** Begin Dataset content **

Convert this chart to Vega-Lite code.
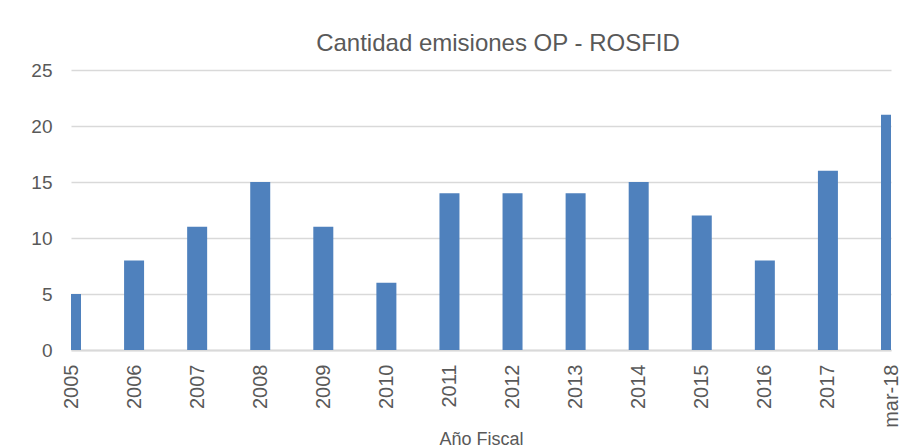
{
  "$schema": "https://vega.github.io/schema/vega-lite/v6.json",
  "autosize": "none",
  "width": 820,
  "height": 280,
  "padding": {"left": 71, "top": 70, "right": 13, "bottom": 98},
  "background": "white",
  "title": {
    "text": "Cantidad emisiones OP - ROSFID",
    "font": "Liberation Sans",
    "fontSize": 24,
    "fontWeight": "normal",
    "color": "#595959",
    "anchor": "middle",
    "dx": 17,
    "offset": 5
  },
  "data": {
    "values": [
      {"anio": "2005", "cantidad": 5},
      {"anio": "2006", "cantidad": 8},
      {"anio": "2007", "cantidad": 11},
      {"anio": "2008", "cantidad": 15},
      {"anio": "2009", "cantidad": 11},
      {"anio": "2010", "cantidad": 6},
      {"anio": "2011", "cantidad": 14},
      {"anio": "2012", "cantidad": 14},
      {"anio": "2013", "cantidad": 14},
      {"anio": "2014", "cantidad": 15},
      {"anio": "2015", "cantidad": 12},
      {"anio": "2016", "cantidad": 8},
      {"anio": "2017", "cantidad": 16},
      {"anio": "mar-18", "cantidad": 21}
    ]
  },
  "mark": {"type": "bar", "color": "#4f81bd", "width": 20, "clip": true},
  "encoding": {
    "x": {
      "field": "anio",
      "type": "ordinal",
      "sort": null,
      "scale": {"type": "point", "padding": 0},
      "axis": {
        "title": "Año Fiscal",
        "titleFont": "Liberation Sans",
        "titleFontSize": 18,
        "titleFontWeight": "normal",
        "titleColor": "#595959",
        "titlePadding": 3,
        "labelAngle": -90,
        "labelFont": "Liberation Sans",
        "labelFontSize": 20,
        "labelColor": "#595959",
        "labelPadding": 14,
        "ticks": false,
        "tickSize": 0,
        "domainColor": "#d9d9d9",
        "domainWidth": 2,
        "grid": false
      }
    },
    "y": {
      "field": "cantidad",
      "type": "quantitative",
      "scale": {"domain": [0, 25]},
      "axis": {
        "title": null,
        "values": [0, 5, 10, 15, 20, 25],
        "labelFont": "Liberation Sans",
        "labelFontSize": 19,
        "labelColor": "#595959",
        "labelPadding": 19,
        "ticks": false,
        "tickSize": 0,
        "domain": false,
        "grid": true,
        "gridColor": "#d9d9d9",
        "gridWidth": 1.5
      }
    }
  },
  "config": {"view": {"stroke": null}}
}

** End Dataset content **

# Objective
Copy all the data exactly as written, but skip any picture.

# Answer
Convert this chart to Vega-Lite code.
{
  "$schema": "https://vega.github.io/schema/vega-lite/v6.json",
  "autosize": "none",
  "width": 820,
  "height": 280,
  "padding": {"left": 71, "top": 70, "right": 13, "bottom": 98},
  "background": "white",
  "title": {
    "text": "Cantidad emisiones OP - ROSFID",
    "font": "Liberation Sans",
    "fontSize": 24,
    "fontWeight": "normal",
    "color": "#595959",
    "anchor": "middle",
    "dx": 17,
    "offset": 5
  },
  "data": {
    "values": [
      {"anio": "2005", "cantidad": 5},
      {"anio": "2006", "cantidad": 8},
      {"anio": "2007", "cantidad": 11},
      {"anio": "2008", "cantidad": 15},
      {"anio": "2009", "cantidad": 11},
      {"anio": "2010", "cantidad": 6},
      {"anio": "2011", "cantidad": 14},
      {"anio": "2012", "cantidad": 14},
      {"anio": "2013", "cantidad": 14},
      {"anio": "2014", "cantidad": 15},
      {"anio": "2015", "cantidad": 12},
      {"anio": "2016", "cantidad": 8},
      {"anio": "2017", "cantidad": 16},
      {"anio": "mar-18", "cantidad": 21}
    ]
  },
  "mark": {"type": "bar", "color": "#4f81bd", "width": 20, "clip": true},
  "encoding": {
    "x": {
      "field": "anio",
      "type": "ordinal",
      "sort": null,
      "scale": {"type": "point", "padding": 0},
      "axis": {
        "title": "Año Fiscal",
        "titleFont": "Liberation Sans",
        "titleFontSize": 18,
        "titleFontWeight": "normal",
        "titleColor": "#595959",
        "titlePadding": 3,
        "labelAngle": -90,
        "labelFont": "Liberation Sans",
        "labelFontSize": 20,
        "labelColor": "#595959",
        "labelPadding": 14,
        "ticks": false,
        "tickSize": 0,
        "domainColor": "#d9d9d9",
        "domainWidth": 2,
        "grid": false
      }
    },
    "y": {
      "field": "cantidad",
      "type": "quantitative",
      "scale": {"domain": [0, 25]},
      "axis": {
        "title": null,
        "values": [0, 5, 10, 15, 20, 25],
        "labelFont": "Liberation Sans",
        "labelFontSize": 19,
        "labelColor": "#595959",
        "labelPadding": 19,
        "ticks": false,
        "tickSize": 0,
        "domain": false,
        "grid": true,
        "gridColor": "#d9d9d9",
        "gridWidth": 1.5
      }
    }
  },
  "config": {"view": {"stroke": null}}
}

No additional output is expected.